Advogado das Brigadas Populares, Luiz Fernando Vasconcelos disse que os despejos no pós-pandemia já teriam crescido mais de 400%.
Ele defendeu a criação de um banco de terrenos públicos para permutas ou desapropriações, como uma das formas possíveis para aprimorar a mediação dos conflitos e chegar a políticas efetivas de moradia popular.
"Há mais de 11 milhões de imóveis ociosos no Brasil segundo o IBGE, para um deficit de moradias de 7 milhões", dimensionou ele.
Mediação
Bianca Dutra, assessora da Secretaria de Estado da Casa Civil, disse que a Mesa Estadual de Diálogo e Negociação está em momento de transição, passando da alçada da Secretaria de Estado de Desenvolvimento Social (Sedese) para a Casa Civil.

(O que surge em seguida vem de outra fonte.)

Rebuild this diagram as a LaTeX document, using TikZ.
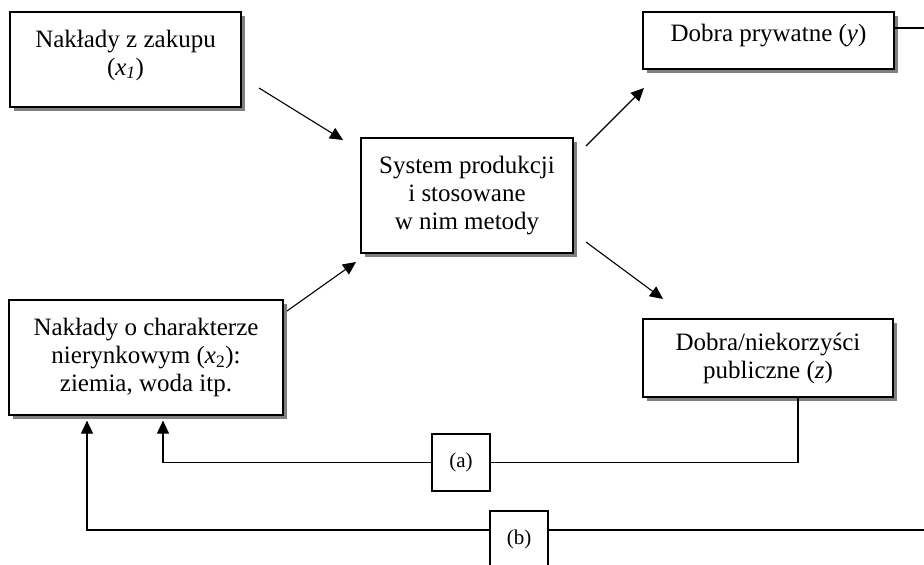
\documentclass[tikz,border=0pt]{standalone}
\usepackage{fontspec}
\setmainfont{Liberation Serif}
\usetikzlibrary{arrows.meta,shadows,calc}

\newcommand{\var}[1]{\textit{#1}}

\begin{document}
\begin{tikzpicture}[x=1pt,y=-1pt,
  box/.style={draw, line width=1.2pt, fill=white, align=center, inner sep=0pt,
    general shadow={fill=black!50, shadow xshift=4pt, shadow yshift=-4pt}},
  tag/.style={draw, line width=1.1pt, fill=white, inner sep=0pt,
    minimum width=58pt, minimum height=57pt},
  link/.style={line width=1.1pt},
  arr/.style={line width=1.1pt, -{Triangle[length=13pt,width=12pt]}},
  font=\fontsize{25}{28}\selectfont]

\path[use as bounding box, clip] (0,0) rectangle (924,565);

% boxes
\node[box, minimum width=231pt, minimum height=95pt] (buy) at (125.5,59.5)
  {Nakłady z zakupu\\(\var{x}\textsubscript{\var{1}})\\[-14pt]};
\node[box, minimum width=274pt, minimum height=115pt] (land) at (146,357.5)
  {Nakłady o charakterze\\nierynkowym (\var{x}\textsubscript{2}):\\ziemia, woda itp.};
\node[box, minimum width=212pt, minimum height=115pt] (sys) at (467,195.5)
  {System produkcji\\i stosowane\\w nim metody};
\node[box, minimum width=251pt, minimum height=57pt] (priv) at (768.5,40.5)
  {Dobra prywatne (\var{y})\\[-12pt]};
\node[box, minimum width=250pt, minimum height=78pt] (pub) at (768,358)
  {Dobra/niekorzyści\\publiczne (\var{z})};

% feedback tags
\node[tag, font=\fontsize{21}{24}\selectfont] (ta) at (461,462.5) {(a)\\[-8pt]};
\node[tag, font=\fontsize{21}{24}\selectfont] (tb) at (519,539.5) {(b)\\[-12pt]};

% arrow end points
\coordinate (buyOut) at (259,88);
\coordinate (sysInA) at (343,140);
\coordinate (landOut) at (287,311);
\coordinate (sysInB) at (356,262);
\coordinate (sysOutA) at (586,146);
\coordinate (privIn) at (644,88);
\coordinate (sysOutB) at (586,242);
\coordinate (pubIn) at (663,299);
\coordinate (rightA) at (924,28);
\coordinate (rightB) at (924,530);

% flows
\draw[arr] (buyOut) -- (sysInA);
\draw[arr] (landOut) -- (sysInB);
\draw[arr] (sysOutA) -- (privIn);
\draw[arr] (sysOutB) -- (pubIn);

% outgoing line of private goods
\draw[link] ($(priv.east)+(0,-12.5)$) -- (rightA);

% feedback loop (a)
\draw[link] ($(pub.south)+(30,0)$) |- (ta.east);
\draw[arr] (ta.west) -| ($(land.south)+(17,5)$);

% feedback loop (b)
\draw[link] (rightB) -- (rightB -| tb.east);
\draw[arr] (rightB -| tb.west) -| ($(land.south)+(-59,5)$);
\end{tikzpicture}
\end{document}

Segundo ela, isso não significa descontinuidade de ações, tendo a diretora de Políticas de Promoção e Educação em Direitos Humanos do Estado, Ariane Lopes, acrescentado que, no momento, 85 conflitos estão em acompanhamento pela mesa estadual, envolvendo quase 6 mil famílias.
Já Eronides de Oliveira Neto, da Coordenação-geral da Diretoria de Articulação de Políticas Públicas da Secretaria da Presidência da República, disse que uma comissão de mediação de conflitos está sendo implementada no Ministério da Justiça, e a expectativa é que a iniciativa avance também para o Ministério das Cidades.